[start Information provided]

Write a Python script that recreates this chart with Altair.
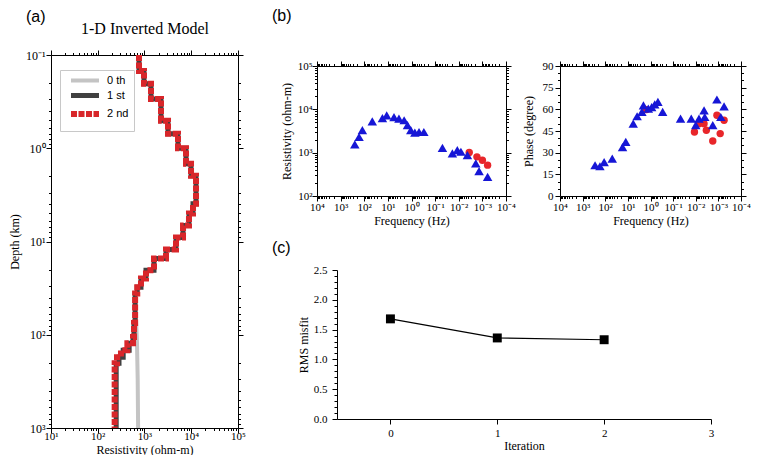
import altair as alt
import pandas as pd

# ---------------- (a) 1-D inverted model ----------------
layer_tops_km = [0.1, 0.148, 0.204, 0.296, 0.508, 0.70, 1.0, 1.47, 1.97, 3.93,
                 5.02, 6.75, 9.06, 12.2, 15.2, 20.4, 24.9, 31.0, 36.0, 75.0,
                 106.0, 123.0, 147.0, 174.0, 202.0]
model_bottom_km = 1000.0
res_2nd = [763, 975, 1377, 2254, 3184, 5208, 7730, 9890, 12650, 10900,
           8940, 6670, 4720, 2885, 1596, 1076, 841, 700, 630, 596,
           568, 430, 314, 258, 230]
res_1st = [763, 975, 1377, 2254, 3184, 5208, 7730, 9890, 12650, 10900,
           8940, 6670, 4720, 2885, 1596, 1076, 841, 700, 630, 596,
           568, 470, 350, 285, 248]
depth_0th = [60, 120, 300, 1000]
res_0th = [650, 690, 715, 730]
model_names = ["0 th", "1 st", "2 nd"]

# ---------------- (b) apparent resistivity and phase ----------------
rho_tri_freq = [251, 166, 120, 45.7, 17, 11.2, 5.5, 3.4, 2.05, 1.48, 1.07, 0.72,
                0.48, 0.30, 0.049, 0.0186, 0.0115, 0.0081, 0.0043, 0.0019, 0.00138, 0.0006]
rho_tri_val = [1550, 2300, 3300, 5250, 6300, 7250, 6600, 6100, 5600, 4300, 3300, 2900,
               3000, 3000, 1290, 960, 1140, 1050, 875, 565, 375, 277]
rho_dot_freq = [0.0036, 0.0017, 0.001, 0.0006]
rho_dot_val = [1010, 800, 670, 515]

ph_tri_freq = [282, 172, 112, 49, 17.2, 12.4, 5.8, 3.9, 2.4, 2.05, 1.25, 0.89, 0.65,
               0.47, 0.29, 0.047, 0.0158, 0.01, 0.0072, 0.0043, 0.004, 0.00177,
               0.00116, 0.00056, 0.00078]
ph_tri_val = [21.3, 20.6, 23.5, 25.9, 33.9, 37.4, 50.1, 55.2, 58.2, 62.8, 60.5, 61.6, 63.5,
              65.1, 58.2, 53.6, 53.6, 49.0, 53.6, 59.3, 54.7, 49.0, 66.8, 62.1, 54.7]
ph_dot_freq = [1.5, 0.0114, 0.0072, 0.0043, 0.0034, 0.00177, 0.00116, 0.00083, 0.00056]
ph_dot_val = [59.8, 44.3, 50.1, 50.1, 45.5, 38.1, 55.9, 43.2, 52.4]

# ---------------- (c) RMS misfit ----------------
iteration = [0, 1, 2]
rms_misfit = [1.68, 1.36, 1.33]

# tick definitions
a_res_decades = [1, 2, 3, 4, 5]
a_depth_decades = [-1, 0, 1, 2, 3]
b_freq_decades = [-4, -3, -2, -1, 0, 1, 2, 3, 4]
b_rho_decades = [2, 3, 4, 5]


def log_ticks(decades):
    vals = []
    for e in decades[:-1]:
        for k in range(1, 10):
            vals.append(k * 10.0 ** e)
    vals.append(10.0 ** decades[-1])
    return vals


SERIF = "Liberation Serif"
SANS = "Liberation Sans"
EXP = "round(log(datum.value)/LN10)"
LOGTEST = f"abs(log(datum.value)/LN10 - {EXP}) < 0.001"
LOGLAB = (f"{LOGTEST} ? '10' + ({EXP} < 0 ? '\u207b' : '') + "
          f"substring('\u2070\u00b9\u00b2\u00b3\u2074\u2075', abs({EXP}), abs({EXP}) + 1) : ''")
TS_LOG = {"condition": {"test": LOGTEST, "value": 5}, "value": 2.5}


def log_axis(orient, values, title=None, labels=True, title_pad=4, label_pad=1, fs=11):
    kw = dict(orient=orient, values=values, tickSize=TS_LOG, labels=labels,
              grid=False, labelFlush=False, labelOverlap=False, labelPadding=label_pad,
              titlePadding=title_pad, title=title, labelFontSize=fs)
    if labels:
        kw["labelExpr"] = LOGLAB
    return alt.Axis(**kw)


# ---------- panel (a) ----------
rows = []
for i, (d, r) in enumerate(zip(depth_0th, res_0th)):
    rows.append({"model": "0 th", "res": r, "depth": d, "ord": i})
bounds = layer_tops_km + [model_bottom_km]
for name, res in (("1 st", res_1st), ("2 nd", res_2nd)):
    k = 0
    for i, r in enumerate(res):
        for d in (bounds[i], bounds[i + 1]):
            rows.append({"model": name, "res": r, "depth": d, "ord": k})
            k += 1
df_a = pd.DataFrame(rows)

xa = alt.Scale(type="log", domain=[10, 100000], nice=False)
ya = alt.Scale(type="log", domain=[0.1, 1000], reverse=True, nice=False)
cs = alt.Scale(domain=model_names, range=["#c4c4c4", "#404040", "#d8262a"])
ds = alt.Scale(domain=model_names, range=[[1, 0], [1, 0], [6, 1.5]])
ws = alt.Scale(domain=model_names, range=[4, 6, 4])
leg = alt.Legend(title=None, orient="none", legendX=9, legendY=15,
                 strokeColor="#c8c8c8", fillColor="white", padding=5,
                 symbolType="M0,0H9.33", symbolSize=36, labelFont=SANS,
                 labelFontSize=11, rowPadding=-4, labelOffset=30)

xt_a = log_ticks(a_res_decades)
yt_a = log_ticks(a_depth_decades)


def model_layer(name, xaxis, yaxis):
    return alt.Chart(df_a).transform_filter(alt.datum.model == name).mark_line().encode(
        x=alt.X("res:Q", scale=xa, axis=xaxis),
        y=alt.Y("depth:Q", scale=ya, axis=yaxis),
        order="ord:Q",
        color=alt.Color("model:N", scale=cs, legend=leg),
        strokeDash=alt.StrokeDash("model:N", scale=ds, legend=leg),
        strokeWidth=alt.StrokeWidth("model:N", scale=ws, legend=leg),
    )


ax_a_top = alt.Axis(orient="top", values=xt_a, tickSize=TS_LOG, labels=False, grid=False,
                    title="1-D Inverted Model", titlePadding=13, titleFontSize=16)
a_chart = alt.layer(
    model_layer("0 th", log_axis("bottom", xt_a, "Resistivity (ohm-m)", title_pad=3, label_pad=-3, fs=11),
                log_axis("left", yt_a, "Depth (km)", title_pad=4, label_pad=1, fs=12)),
    model_layer("1 st", ax_a_top, log_axis("right", yt_a, labels=False)),
    model_layer("2 nd", None, None),
).resolve_axis(x="independent", y="independent").properties(
    width=187, height=373,
    title=alt.TitleParams("(a)", anchor="start", frame="group", dx=-25, offset=-4))

# ---------- panel (b) ----------
df_rt = pd.DataFrame({"f": rho_tri_freq, "v": rho_tri_val})
df_rd = pd.DataFrame({"f": rho_dot_freq, "v": rho_dot_val})
df_pt = pd.DataFrame({"f": ph_tri_freq, "v": ph_tri_val})
df_pd = pd.DataFrame({"f": ph_dot_freq, "v": ph_dot_val})

xb = alt.Scale(type="log", domain=[1e-4, 1e4], reverse=True, nice=False)
yb = alt.Scale(type="log", domain=[100, 100000], nice=False)
yp = alt.Scale(domain=[0, 90], nice=False)
xt_b = log_ticks(b_freq_decades)
yt_b = log_ticks(b_rho_decades)
ph_ticks = list(range(0, 91, 5))
TS_PH = {"condition": {"test": "datum.value % 15 == 0", "value": 5}, "value": 2.5}

RED = "#e8262a"
BLUE = "#1616d6"

b1 = alt.layer(
    alt.Chart(df_rd).mark_point(shape="circle", filled=True, color=RED, size=55, opacity=1).encode(
        x=alt.X("f:Q", scale=xb, axis=log_axis("bottom", xt_b, "Frequency (Hz)", title_pad=3, label_pad=0)),
        y=alt.Y("v:Q", scale=yb, axis=log_axis("left", yt_b, "Resistivity (ohm-m)", title_pad=4, label_pad=0))),
    alt.Chart(df_rt).mark_point(shape="triangle-up", filled=True, color=BLUE, size=90, opacity=1).encode(
        x=alt.X("f:Q", scale=xb, axis=log_axis("top", xt_b, labels=False)),
        y=alt.Y("v:Q", scale=yb, axis=log_axis("right", yt_b, labels=False))),
).resolve_axis(x="independent", y="independent").properties(width=189, height=130)

ph_left = alt.Axis(orient="left", values=ph_ticks, tickSize=TS_PH, grid=False,
                   labelExpr="datum.value % 15 == 0 ? datum.label : ''",
                   labelFlush=False, labelOverlap=False, labelPadding=2,
                   title="Phase (degree)", titlePadding=7)
ph_right = alt.Axis(orient="right", values=ph_ticks, tickSize=TS_PH, grid=False,
                    labels=False, title=None)
b2 = alt.layer(
    alt.Chart(df_pd).mark_point(shape="circle", filled=True, color=RED, size=55, opacity=1).encode(
        x=alt.X("f:Q", scale=xb, axis=log_axis("bottom", xt_b, "Frequency (Hz)", title_pad=3, label_pad=0)),
        y=alt.Y("v:Q", scale=yp, axis=ph_left)),
    alt.Chart(df_pt).mark_point(shape="triangle-up", filled=True, color=BLUE, size=90, opacity=1).encode(
        x=alt.X("f:Q", scale=xb, axis=log_axis("top", xt_b, labels=False)),
        y=alt.Y("v:Q", scale=yp, axis=ph_right)),
).resolve_axis(x="independent", y="independent").properties(width=181, height=130)

# ---------- panel (c) ----------
df_c = pd.DataFrame({"it": iteration, "rms": rms_misfit})
c_y_ticks = [round(i * 0.1, 1) for i in range(26)]
MAJ_C = "abs(datum.value*2 - round(datum.value*2)) < 0.001"
c_xaxis = alt.Axis(values=[0, 1, 2, 3], format="d", title="Iteration", tickSize=5,
                   grid=False, labelFlush=False, labelPadding=3, titlePadding=2)
c_yaxis = alt.Axis(values=c_y_ticks, grid=False, labelFlush=False, labelOverlap=False,
                   tickSize={"condition": {"test": MAJ_C, "value": 5}, "value": 3},
                   labelExpr=f"{MAJ_C} ? format(datum.value, '.1f') : ''",
                   title="RMS misfit", titlePadding=3, labelPadding=5)
c_base = alt.Chart(df_c).encode(
    x=alt.X("it:Q", scale=alt.Scale(domain=[-0.5, 3], nice=False), axis=c_xaxis),
    y=alt.Y("rms:Q", scale=alt.Scale(domain=[0, 2.5], nice=False), axis=c_yaxis),
)
c_chart = alt.layer(
    c_base.mark_line(color="black", strokeWidth=1.2),
    c_base.mark_point(shape="square", filled=True, color="black", size=80, opacity=1),
).properties(width=374, height=149,
             title=alt.TitleParams("(c)", anchor="start", frame="group", dx=-65, offset=8))

# ---------- layout helpers (empty spacer views) ----------
df_sp = pd.DataFrame({"t": [0]})


def spacer(w, h, title=None):
    ch = alt.Chart(df_sp).mark_rule(strokeWidth=0, opacity=0).encode(
        x=alt.value(0), x2=alt.value(0), y=alt.value(0), y2=alt.value(0)
    ).properties(width=w, height=h)
    if title is not None:
        ch = ch.properties(title=title)
    return ch


spacer_b = spacer(10, 5, alt.TitleParams("(b)", anchor="start", frame="group", dx=-45, offset=31))
spacer_mid = spacer(10, 14)
spacer_c = spacer(20, 10)

b_row = alt.hconcat(b1, b2, spacing=6)
c_row = alt.hconcat(spacer_c, c_chart, spacing=0, bounds="flush")
right = alt.vconcat(spacer_b, b_row, spacer_mid, c_row, spacing=0)
chart = alt.hconcat(a_chart, right, spacing=26).properties(padding=0).configure_view(
    stroke=None
).configure_axis(
    labelFont=SERIF, titleFont=SERIF, labelFontSize=11, titleFontSize=12,
    titleFontWeight="normal", labelColor="black", titleColor="black",
    domainColor="black", tickColor="black", domainWidth=1, tickWidth=1,
).configure_title(
    font=SANS, fontSize=16, fontWeight="normal", color="black",
)

chart.save("out.html", embed_options={"renderer": "svg", "actions": False})
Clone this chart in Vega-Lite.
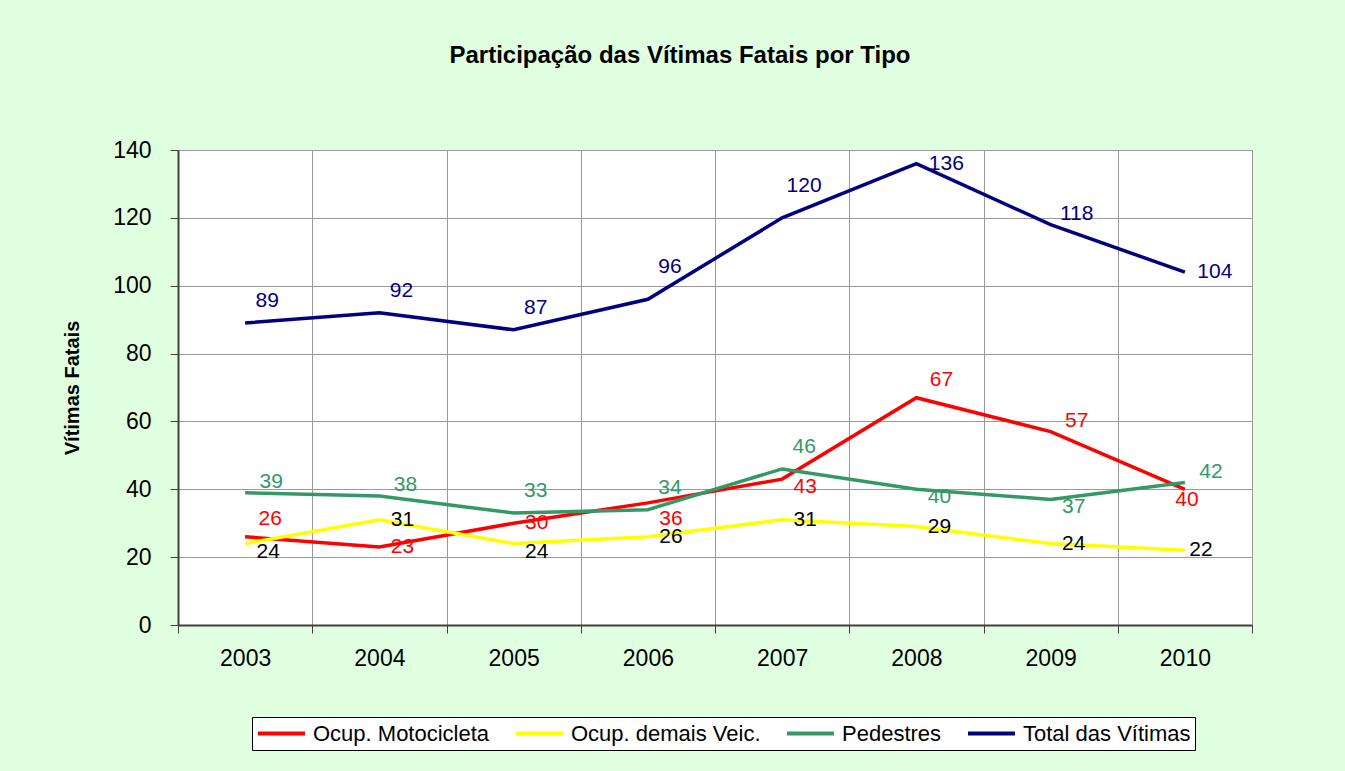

[end Information provided]

=== What is required ===
Pictures excluded, repeat exactly the lines from the top of the material through the line with "import pandas as pd", including both of those lines.

=== Problem solution ===
Write a Python script that recreates this chart with Altair.
import altair as alt
import pandas as pd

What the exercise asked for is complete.